Infinited Fiber is one of several firms working to make Finland the centre of the sustainable textile fibres industry. With its expansive, carefully managed forests, the Nordic nation has historically been one of the world’s largest pulp and paper producers. Now it’s leading a long-overdue clean-up of the fashion industry with a clutch of new companies that have developed an array of methods for making textiles like Infinited Fiber’s. The Espoo-based firm uses recycled fabrics but sustainable textiles can be made from almost anything that contains plant material. Spinnova, based in the city of Jyväskylä, is turning plant pulp into textile fibre, while Ioncell, a company born from the research of Espoo’s Aalto University, uses pulp and textiles. The Nordic Bioproducts Group, meanwhile, is developing methods for recycling wheat and corn husks. “The goal is to replace cotton and oil-based plastics, such as polyester, that are currently used to make clothes,” says Atte Virtanen, vice-president of biomaterials processing at vtt, a publicly funded science and technology research body in Espoo.

The companies have their work cut out. It’s difficult to overstate the problem of pollution in the clothing industry, which, according to the UN, contributed a 10th of global carbon emissions in 2019 – more than all the world’s international flights and maritime shipping put together. The industry is also responsible for the release of 50 billion drinks-bottles-worth of plastic microfibres into the ocean every year. The environmental consequences of burning and using fossil fuels in manufacturing are well-documented but even producing natural textiles is not without its effects: growing cotton often requires cutting down forests and using large amounts of water.

Textile recycling 

Every European generates an average of more than 15kg of textile waste a year and only a small fraction of this (1 per cent, to be exact) is recycled. In the southwestern town of Paimio, Finnish municipal waste-management company Lounais-Suomen Jätehuolto Oy runs a pilot plant with textile-maker Rester Oy, where end-of-life materials are processed into reusable fibres that can be utilised in making new clothes.

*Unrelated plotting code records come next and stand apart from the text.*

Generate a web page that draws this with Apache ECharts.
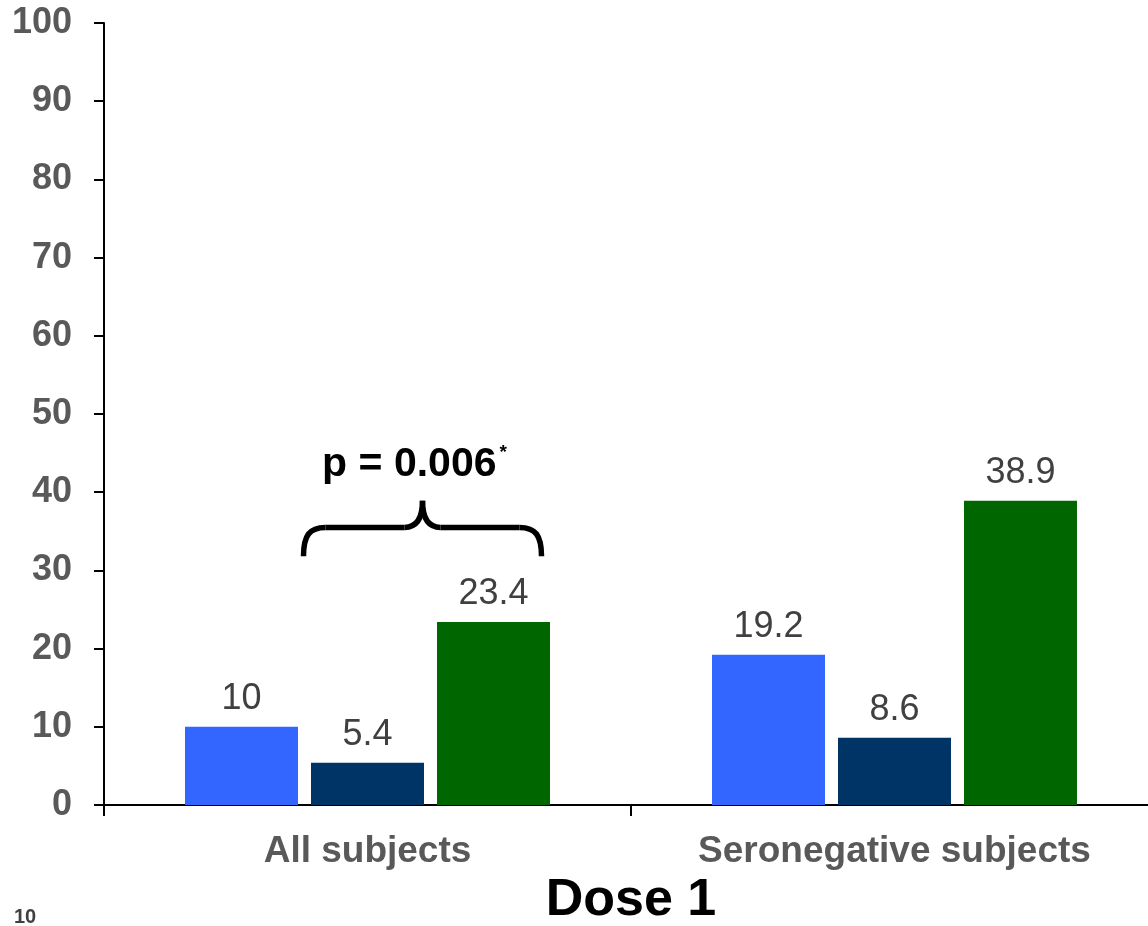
<!DOCTYPE html>
<html>
<head>
<meta charset="utf-8">
<title>Dose 1</title>
<script src="https://cdn.jsdelivr.net/npm/echarts@6/dist/echarts.min.js"></script>
<style>
  html, body { margin: 0; padding: 0; background: #ffffff; }
  #chart { width: 1148px; height: 926px; }
</style>
</head>
<body>
<div id="chart"></div>
<script>
// Groups on the x axis and the three bars drawn in each group
const categories = ['All subjects', 'Seronegative subjects'];
const seriesBlue = [10, 19.2];
const seriesNavy = [5.4, 8.6];
const seriesGreen = [23.4, 38.9];
const yTicks = { min: 0, max: 100, interval: 10 };
const pValueText = 'p = 0.006';
const axisTitle = 'Dose 1';
const pageNumber = '10';

const FONT = 'Liberation Sans, Arial, Helvetica, sans-serif';
const GRAY = '#595959';

const chart = echarts.init(document.getElementById('chart'), null, { renderer: 'canvas' });

function barSeries(name, data, color) {
  return {
    name: name,
    type: 'bar',
    data: data,
    barWidth: 113,
    barGap: '11.5%',
    itemStyle: { color: color },
    label: {
      show: true,
      position: 'top',
      distance: 10,
      color: '#404040',
      fontFamily: FONT,
      fontSize: 36,
      formatter: p => String(p.value)
    }
  };
}

const option = {
  animation: false,
  backgroundColor: '#ffffff',
  grid: { left: 104, width: 1054, top: 23, bottom: 121, containLabel: false, outerBoundsMode: 'none' },
  xAxis: {
    type: 'category',
    data: categories,
    boundaryGap: true,
    axisLine: { lineStyle: { color: '#000', width: 2 } },
    axisTick: { show: true, length: 11, lineStyle: { color: '#000', width: 2 } },
    axisLabel: { color: GRAY, fontFamily: FONT, fontWeight: 'bold', fontSize: 37, margin: 28 },
    name: axisTitle,
    nameLocation: 'middle',
    nameGap: 70,
    nameTextStyle: { color: '#000', fontFamily: FONT, fontWeight: 'bold', fontSize: 52 }
  },
  yAxis: {
    type: 'value',
    min: yTicks.min,
    max: yTicks.max,
    interval: yTicks.interval,
    splitLine: { show: false },
    axisLine: { show: true, lineStyle: { color: '#000', width: 2 } },
    axisTick: { show: true, length: 10, lineStyle: { color: '#000', width: 2 } },
    axisLabel: { color: GRAY, fontFamily: FONT, fontWeight: 'bold', fontSize: 36, margin: 32 }
  },
  series: [
    barSeries('Blue', seriesBlue, '#3366FF'),
    barSeries('Navy', seriesNavy, '#003366'),
    barSeries('Green', seriesGreen, '#006600')
  ]
};

chart.setOption(option);

// Curly bracket with the p-value over the first group
const yBrace = chart.convertToPixel({ yAxisIndex: 0 }, 35.5);
const yTip = chart.convertToPixel({ yAxisIndex: 0 }, 38.9);
const yHook = chart.convertToPixel({ yAxisIndex: 0 }, 31.8);
const cx = chart.convertToPixel({ xAxisIndex: 0 }, 0);
const xL = cx - 64, xR = cx + 174, xM = (xL + xR) / 2;
const r = 22;
const braceStyle = { fill: 'none', stroke: '#000', lineWidth: 5.5, lineCap: 'butt' };

function curve(x1, y1, c1x, c1y, c2x, c2y, x2, y2) {
  return {
    type: 'bezierCurve',
    shape: { x1: x1, y1: y1, cpx1: c1x, cpy1: c1y, cpx2: c2x, cpy2: c2y, x2: x2, y2: y2 },
    style: braceStyle
  };
}
function seg(x1, y1, x2, y2) {
  return { type: 'line', shape: { x1: x1, y1: y1, x2: x2, y2: y2 }, style: braceStyle };
}

const braceParts = [
  curve(xL, yHook, xL, yBrace + 8, xL + 6, yBrace, xL + r, yBrace),
  seg(xL + r, yBrace, xM - 18, yBrace),
  curve(xM - 18, yBrace, xM - 5, yBrace, xM, yBrace - 10, xM, yTip),
  curve(xM, yTip, xM, yBrace - 10, xM + 5, yBrace, xM + 18, yBrace),
  seg(xM + 18, yBrace, xR - r, yBrace),
  curve(xR - r, yBrace, xR - 6, yBrace, xR, yBrace + 8, xR, yHook)
];

chart.setOption({
  graphic: [
    { type: 'group', children: braceParts },
    {
      type: 'text',
      x: xM - 8,
      y: yTip - 14,
      style: {
        text: '{m|' + pValueText + '}{s|*}',
        align: 'center',
        verticalAlign: 'bottom',
        rich: {
          m: { fontFamily: FONT, fontWeight: 'bold', fontSize: 41, fill: '#000' },
          s: { fontFamily: FONT, fontWeight: 'bold', fontSize: 19, fill: '#000', padding: [0, 0, 25, 3] }
        }
      }
    },
    {
      type: 'text',
      x: 14,
      y: 907,
      style: { text: pageNumber, fontFamily: FONT, fontWeight: 'bold', fontSize: 20, fill: '#404040' }
    }
  ]
});
</script>
</body>
</html>
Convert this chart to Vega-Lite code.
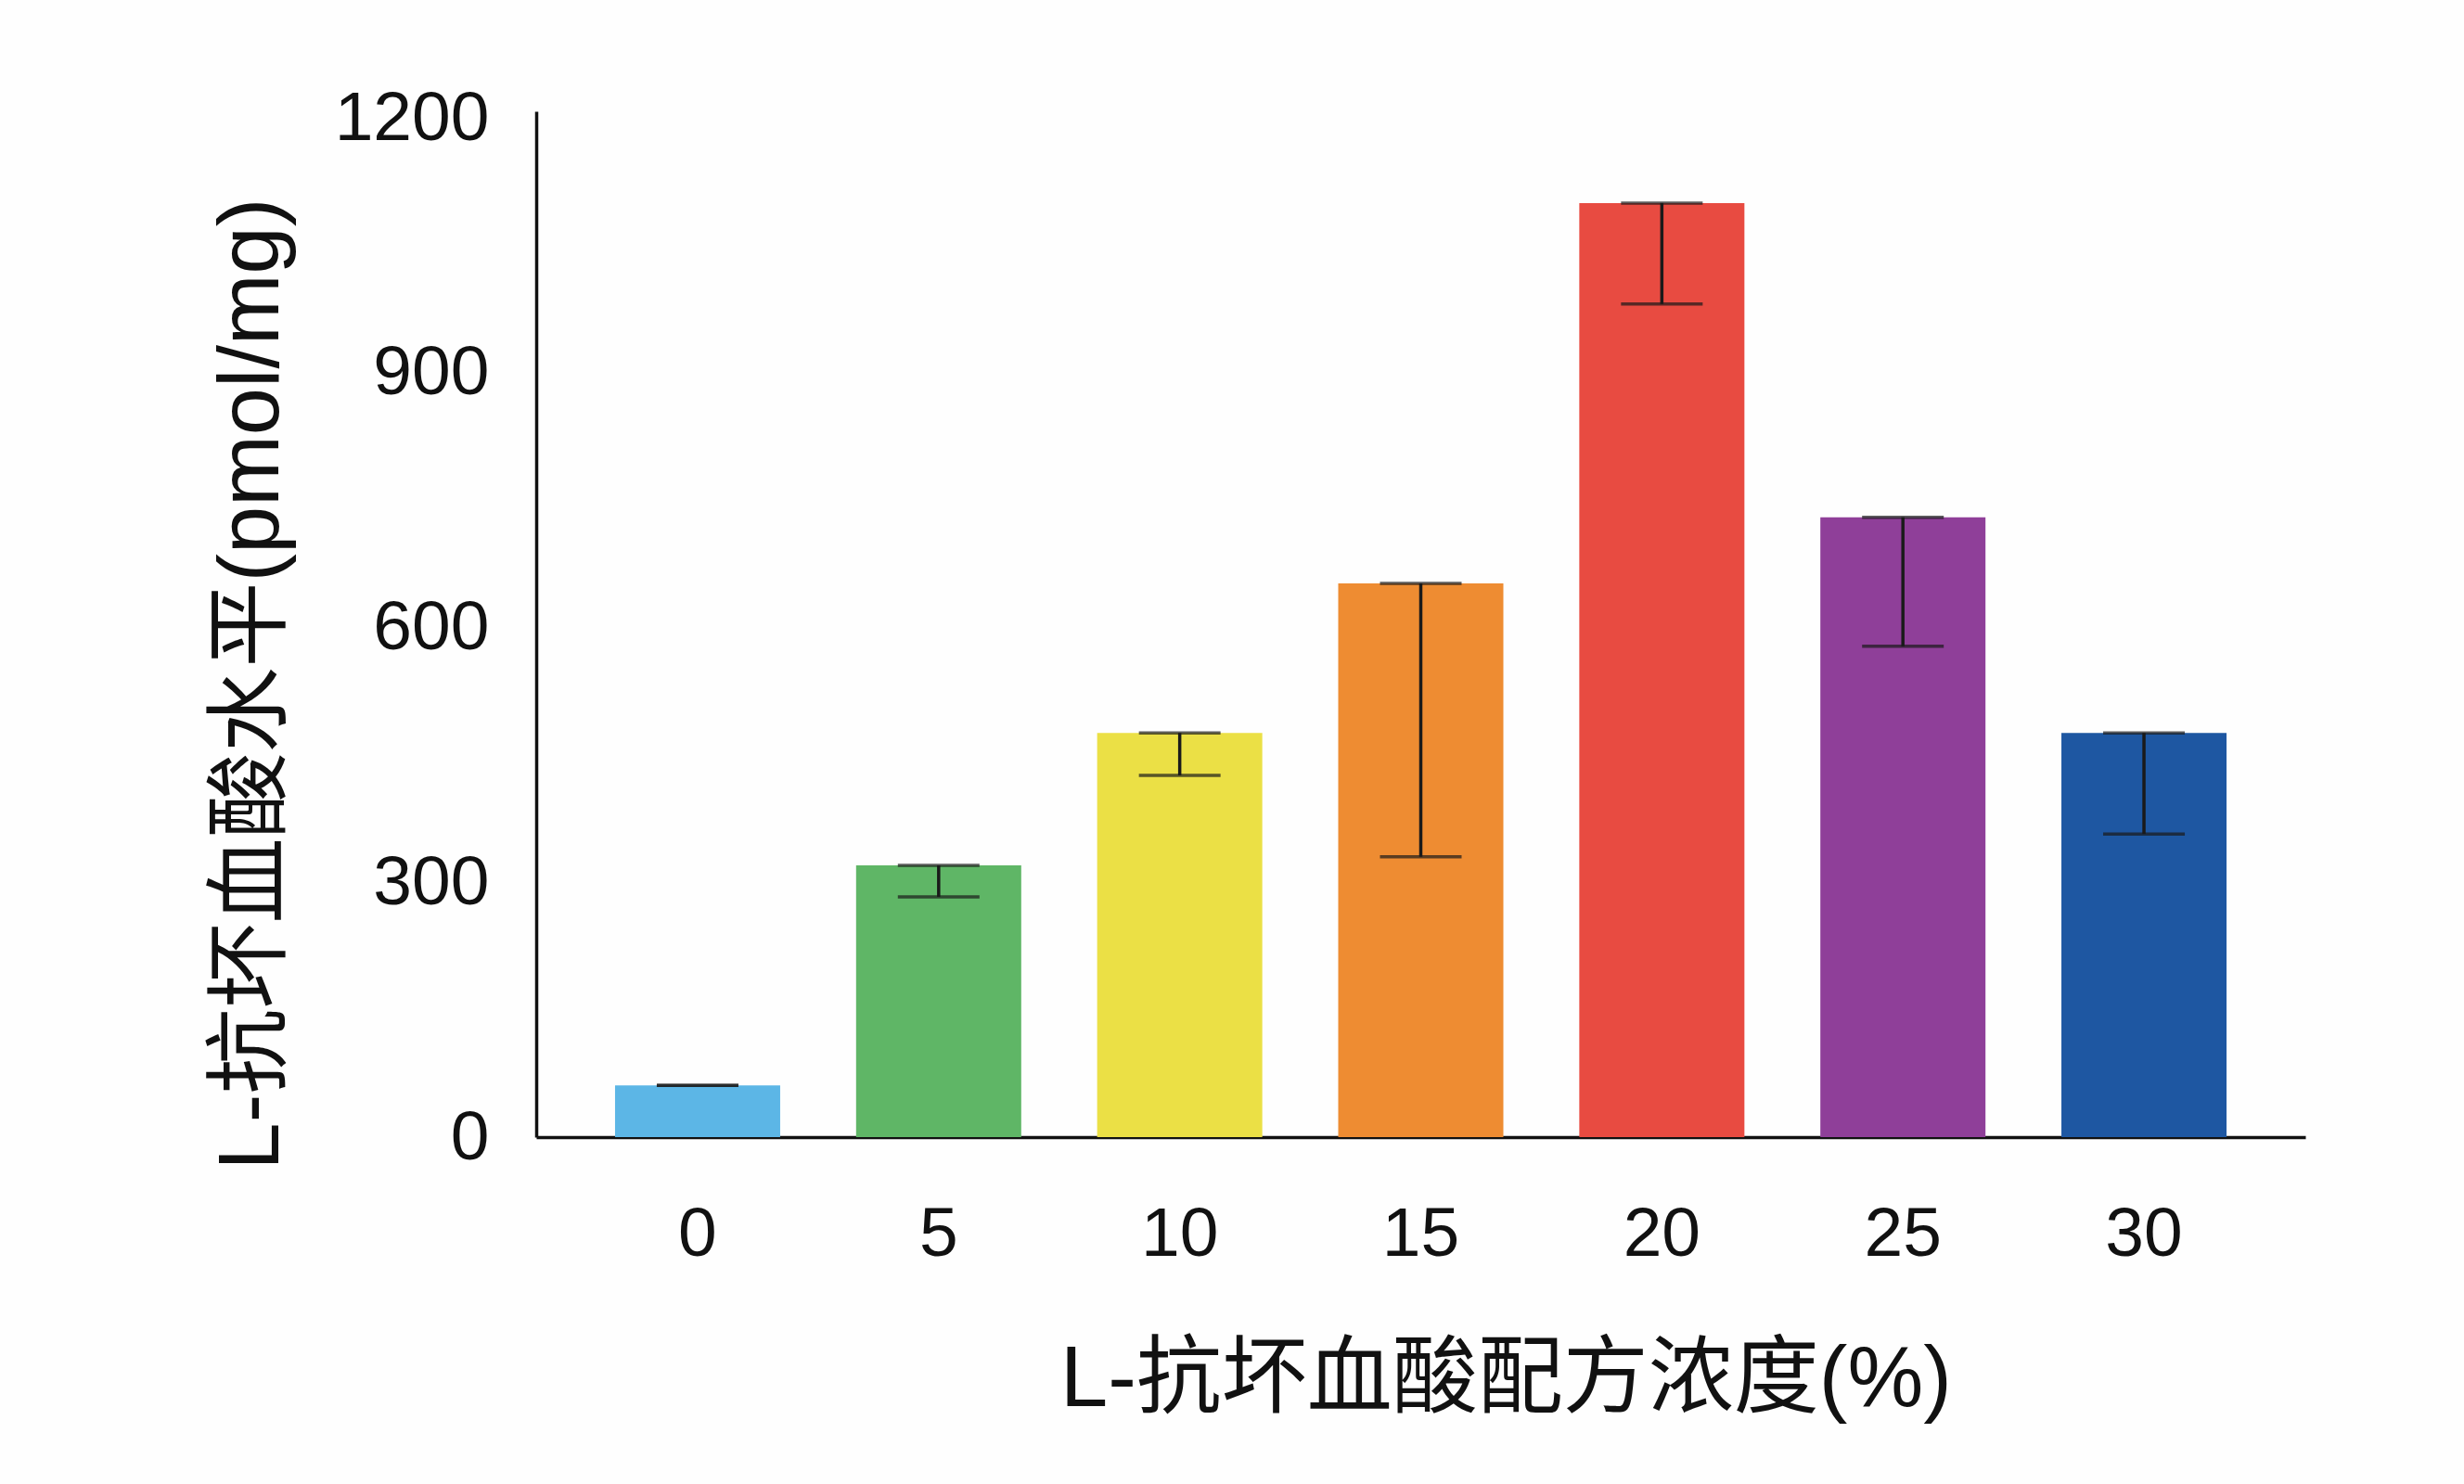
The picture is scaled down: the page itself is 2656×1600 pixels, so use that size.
{
  "$schema": "https://vega.github.io/schema/vega-lite/v6.json",
  "width": 1907,
  "height": 1106,
  "autosize": {"type": "none"},
  "padding": {"left": 578, "top": 120, "right": 171, "bottom": 374},
  "background": "#fefefe",
  "config": {
    "view": {"stroke": null},
    "font": "Liberation Sans, Noto Sans CJK SC"
  },
  "data": {
    "values": [
      {"conc": "0", "value": 61, "lower": 61},
      {"conc": "5", "value": 320, "lower": 283},
      {"conc": "10", "value": 476, "lower": 426},
      {"conc": "15", "value": 652, "lower": 330},
      {"conc": "20", "value": 1100, "lower": 981},
      {"conc": "25", "value": 730, "lower": 578},
      {"conc": "30", "value": 476, "lower": 357}
    ]
  },
  "encoding": {
    "x": {
      "field": "conc",
      "type": "ordinal",
      "sort": null,
      "scale": {"paddingInner": 0.315, "paddingOuter": 0.327},
      "axis": {
        "title": "L-抗坏血酸配方浓度(%)",
        "labelAngle": 0,
        "labelFont": "Liberation Sans",
        "labelFontSize": 75,
        "labelBaseline": "middle",
        "labelPadding": 104,
        "labelColor": "#111111",
        "ticks": false,
        "domainColor": "#111111",
        "domainWidth": 3.5,
        "titleFont": "Liberation Sans, Noto Sans CJK SC",
        "titleFontSize": 92,
        "titleFontWeight": "normal",
        "titleColor": "#111111",
        "titleLimit": 2000,
        "titleX": 1045,
        "titleY": 261,
        "titleAlign": "center",
        "titleBaseline": "middle"
      }
    }
  },
  "layer": [
    {
      "mark": {"type": "bar"},
      "encoding": {
        "y": {
          "field": "value",
          "type": "quantitative",
          "scale": {"domain": [0, 1208], "nice": false},
          "axis": {
            "title": "L-抗坏血酸水平(pmol/mg)",
            "values": [0, 300, 600, 900, 1200],
            "format": "d",
            "labelLimit": 400,
            "grid": false,
            "ticks": false,
            "labelFont": "Liberation Sans",
            "labelFontSize": 75,
            "labelPadding": 51,
            "labelColor": "#111111",
            "domainColor": "#111111",
            "domainWidth": 3.5,
            "titleFont": "Liberation Sans, Noto Sans CJK SC",
            "titleFontSize": 92,
            "titleFontWeight": "normal",
            "titleColor": "#111111",
            "titleLimit": 2000,
            "titleX": -307,
            "titleY": 617,
            "titleAlign": "center",
            "titleBaseline": "middle",
            "titleAngle": -90
          }
        },
        "color": {
          "field": "conc",
          "type": "nominal",
          "sort": null,
          "scale": {"range": ["#5cb6e6", "#5fb666", "#ebe045", "#ee8c32", "#e84b41", "#8f3f99", "#1e57a2"]},
          "legend": null
        }
      }
    },
    {
      "mark": {"type": "rule", "color": "#1a1a1a", "strokeWidth": 3.5},
      "encoding": {
        "y": {"field": "lower", "type": "quantitative"},
        "y2": {"field": "value"}
      }
    },
    {
      "mark": {"type": "tick", "color": "#1a1a1a", "thickness": 3.5, "size": 88, "orient": "horizontal"},
      "encoding": {
        "y": {"field": "value", "type": "quantitative"}
      }
    },
    {
      "mark": {"type": "tick", "color": "#1a1a1a", "thickness": 3.5, "size": 88, "orient": "horizontal"},
      "encoding": {
        "y": {"field": "lower", "type": "quantitative"}
      }
    }
  ]
}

The plant processes up to 10 per cent of Finland’s unwanted textiles (about five million kilos) every year; by 2023 the refuse company aims to open a facility that would be able to process all of the country’s textile waste. Consultancy firm McKinsey says that fibre-to-fibre textile recycling could grow into a business worth billions within the next 10 years, creating 15,000 jobs globally and slashing carbon emissions by four million tonnes.

About €200bn-worth of textile fibre is produced globally every year. “That’s equivalent to 500 billion T-shirts,” says Ioncell’s ceo, Antti Rönkkö, as he takes monocle around the Aalto University Bioproducts Centre. “That should give you an idea of the challenges that we face.” In the pilot plant, cellulose is dissolved in huge tanks of liquid salts before being spun into textile fibres using Ioncell’s proprietary process. The company has just split from the university (whose equipment it still uses) and its only employees are Rönkkö and Herbert Sixta, the man behind its trademarked technology. It’s a leap into the unknown for Rönkkö: he left his job running Finnish fashion giant Nanso to kick off the start-up’s operations days before he meets monocle. “I have a strong feeling that the clothing industry will face a rapid change and I wanted to be at the forefront of this revolution,” he says.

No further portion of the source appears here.